On 2010-03-22 11:22 PM, Sergio Lerner wrote:
Commutativity is a beautiful and powerful property. See "On the power of Commutativity in Cryptography" by Adi Shamir. Semantic security is great and has given a new provable sense of security, but commutative building blocks can be combined to build the strangest protocols without going into deep mathematics, are better suited for teaching crypto and for high-level protocol design. They are like the "Lego" blocks of cryptography!

Now I'm working on an new untraceable e-cash protocol which has some additional properties. And I'm searching for a secure commutable signing primitive.

The most powerful primitive, from which all manner of weird and wonderful protocols can be concocted, are gap diffie helman groups.
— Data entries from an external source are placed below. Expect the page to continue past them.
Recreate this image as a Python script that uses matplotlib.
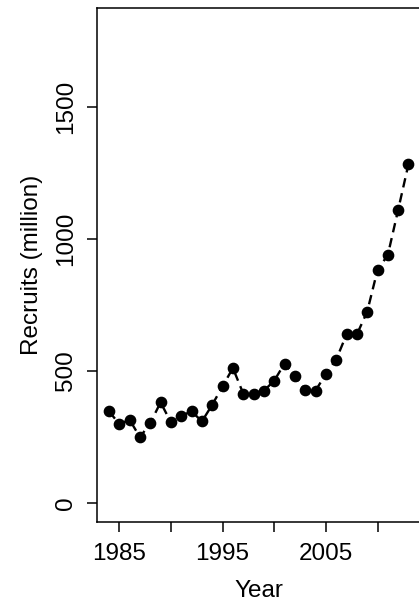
import matplotlib
matplotlib.use("Agg")
import matplotlib.pyplot as plt

plt.rcParams['font.family'] = ['Liberation Sans', 'DejaVu Sans']

years = list(range(1984, 2014))
recruits = [347, 299, 315, 249, 303, 381, 305, 330, 347, 309,
            372, 442, 511, 414, 414, 425, 463, 528, 480, 429,
            425, 489, 543, 638, 638, 724, 882, 939, 1110, 1283]
xticks = [1985, 1990, 1995, 2000, 2005, 2010]
xticklabels = ['1985', '', '1995', '', '2005', '']
yticks = [0, 500, 1000, 1500]

fig = plt.figure(figsize=(4.19, 6.07), dpi=100)
ax = fig.add_axes([0.2315, 0.140, 0.772, 0.846])

ax.plot(years, recruits, color='black', linestyle=(0, (4, 2.5)), linewidth=1.7,
        marker='o', markersize=7.4, markerfacecolor='black', markeredgecolor='black')

ax.set_xlim(1982.84, 2014.16)
ax.set_ylim(-72, 1872)
ax.set_xticks(xticks)
ax.set_xticklabels(xticklabels)
ax.set_yticks(yticks)
ax.set_yticklabels([str(v) for v in yticks], rotation=90, va='center')

ax.tick_params(axis='both', direction='out', length=7.2, width=1.1, labelsize=17.5, colors='black')
ax.tick_params(axis='x', pad=8)
ax.tick_params(axis='y', pad=7)

for s in ax.spines.values():
    s.set_linewidth(1.1)
    s.set_color('black')

ax.set_xlabel('Year', fontsize=17.5, labelpad=11)
ax.set_ylabel('Recruits (million)', fontsize=17.5, labelpad=9)

fig.savefig('out.png', dpi=100)
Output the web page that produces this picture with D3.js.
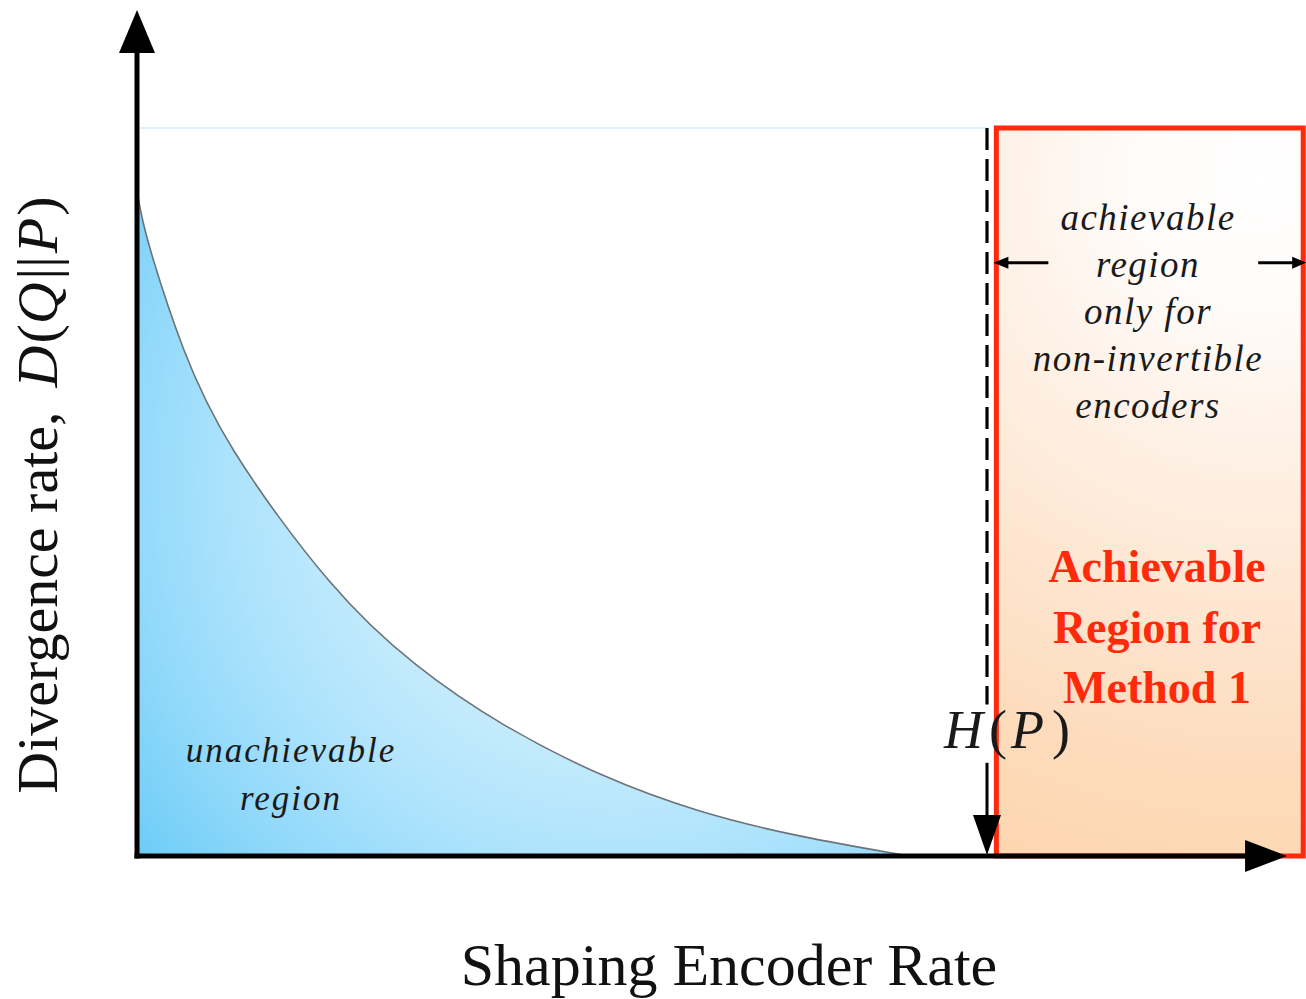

Read Alexandra Boldyreva "Threshold Signatures, Multisignatures, and Blind Signatures based on Gap-Diffie-Helman Group Signatures.

I am not sure what you want to do with commutativity, but suppose that you want a coin that needs to be signed by two parties in either order to be valid.

Suppose we consider call the operation that combines two points on an elliptic curve to be generate a third point multiplication and division, so that we use the familiar notation of exponentiation, thereby describing elliptic point crypto systems in the same notation as prime number crypto systems (a notation I think confusing, but everyone else uses it)

Suppose everyone uses the same Gap Diffie Helman group, and the same generator g.

A valid unblinded coin is the pair {u, (u^(b*c)}, yielding a valid DDH tuple {g, g^(b*c), u, u^(b*c)}, where u is some special format (not a random number)

Repeating in slightly different words. A valid unblinded coin is a coin that with the joint public key of Bob and Carol yields a valid DDH tuple, in which the third element of the tuple has some special form.

Edward wants Bob and Carol to give him a blinded coin. He already knows some other valid coin, {w, w^(b*c)). He generates a point u that satifies the special properties for a valid coin, and a random number x. He asks Bob and Carol to sign u*(w^(-x)), giving him a blinded coin, which he unblinds.